What we still don’t know
I used to think that science was about discovery, about adding certainty to what we know about the Universe. Discoveries happen, of course, but I’ve learned that the really exciting stuff happens not when we expand our knowledge, but our ignorance; progress is measured in the number of unanswered questions we have. After all, any good result raises more of those than it answers.
I have this in mind because today is the 5th anniversary of the launch of Galaxy Zoo, and it’s tempting to write about how we – with your help – have magnificently fulfilled the vision we had back in 2007. After all, in that first story on the BBC news website; a youthful version of me chirps that “We hope that participants in Galaxy Zoo will not only contribute to science, but have a lot of fun along the way”. Science? Check. Fun? Check..
But did we really understand what we were getting into? Certainly not. We’ve rehearsed before the story that we didn’t understand the size of the response we would get, nor the undimmed enthusiasm for sharing in exploring the Universe that still motivates volunteers today. But on launch, we didn’t realize we needed this blog to explain what we were doing with the clicks, nor the forum; which (thanks to the efforts of Alice Sheppard and team) has played such an important role in defining Galaxy Zoo. We didn’t realize that detailed classifications, of bars and three-armed spirals, of bulgeless disks and merging galaxies, were possible, nor that thanks to the Hubble Space Telescope we’d end up exploring the distant Universe, peering at blue blobby galaxies in a mixture of interest, awe and frustration.
We didn’t realize that spontaneous discovery, serendipitous exploration of the cosmos would come to provide some of the most entertaining and scientifically valuable results from the project. From the Voorwerp, to the recent Hubble images of the Voorwerpjes; (another hit my inbox this morning – watch this space) through to the Peas which are now attracting rather a lot of attention). On a personal note, on that July morning in 2007 I didn’t know most of the people who would lead this scientific return – Kevin, of course, was still recovering from classifying 50,000 galaxies himself, and Kate Land and Anze Slosar provided sterling support, but Steven Bamford and Karen Masters in particular had yet to step forward into their leading roles. Much of this science will be celebrated at a one day meeting at the Royal Astronomical Society next year on ‘Galaxy Morphology in the era of large surveys’ – mark your diaries for May 10th! The most exciting work to be presented at that meeting probably doesn’t exist yet – I suspect we’ll still be puzzling over exactly what bars do to galaxies (or vice versa), and arguing about exactly how black holes grow, but all we have at the moment is an ever-growing pile of questions. Which is, of course, exactly as it should be.
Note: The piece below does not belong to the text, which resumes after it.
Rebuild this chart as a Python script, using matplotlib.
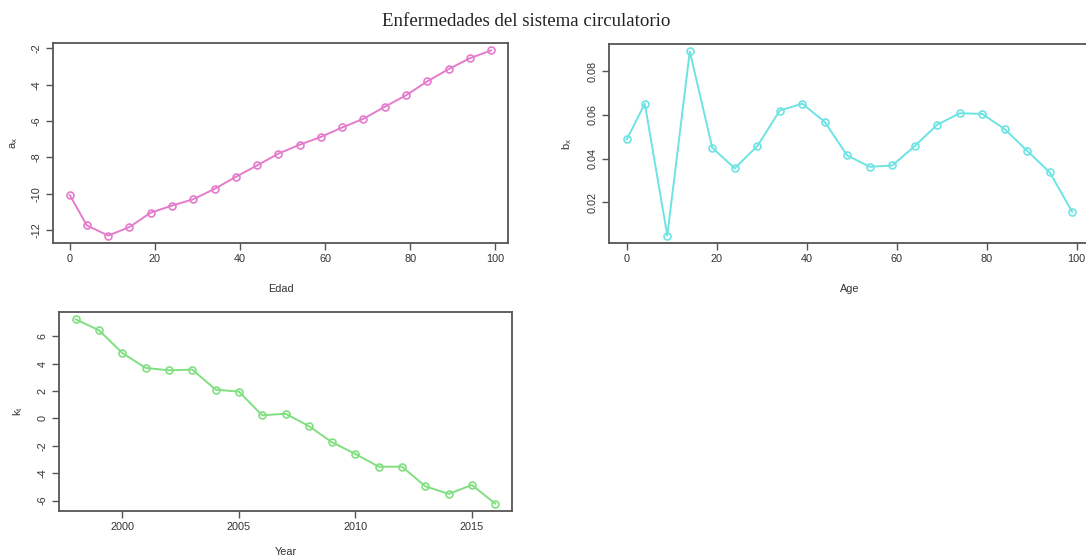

We also didn’t know what we didn’t know when it came to development. The original site worked brilliantly, thanks to the efforts of Phil Murray; and Dan Andreescu, but probably the biggest change over the last few years has been the arrival of Arfon Smith and his merry band of developers. That, of course, has spawned a whole new Zooniverse, which has sent us hunting for supernovae, planets, looking for bubbles and even listening to whales. In that manic expansion, Galaxy Zoo has occasionally been left behind, but I’m pleased to say that a new site is on the way. By the middle of August, a brand new site will be serving up images of new galaxies, both from the deep CANDELS survey and, returning to our roots, from the latest data release of the Sloan Digital Sky Survey. We do need to have a few more clicks on the existing site, though, so anyone who classifies in the next two weeks on Galaxy Zoo will be rewarded with early access to the new site (whether or not you’re still reading at this point).
So much for the next few weeks. What of the next few years? I could tell you that as Galaxy Zoo has established citizen science as a standard way of doing astronomy, you’ll see many more projects from us exploring pretty much every aspect of the Universe. I could tell you that I suspect that live interaction with data fresh from the telescope; is going to be increasingly important as the amount of data available to astronomers reaches at least 120 terabytes by the end of the decade. I could spend hundreds or thousands of words convincing you that advanced tools are key, that we’re going to need many more people to follow the lead of the denziens of the forum and get deeply involved in the science that lies beyond clicking. And I could tell you of our determination to finally crack a means of getting Galaxy Zoo firmly into the classroom, but the truth is anything could happen. And that’s just the way we like it.
P.S. To anyone who has taken part in the last 5 years – thanks a million. Now go and get classifying.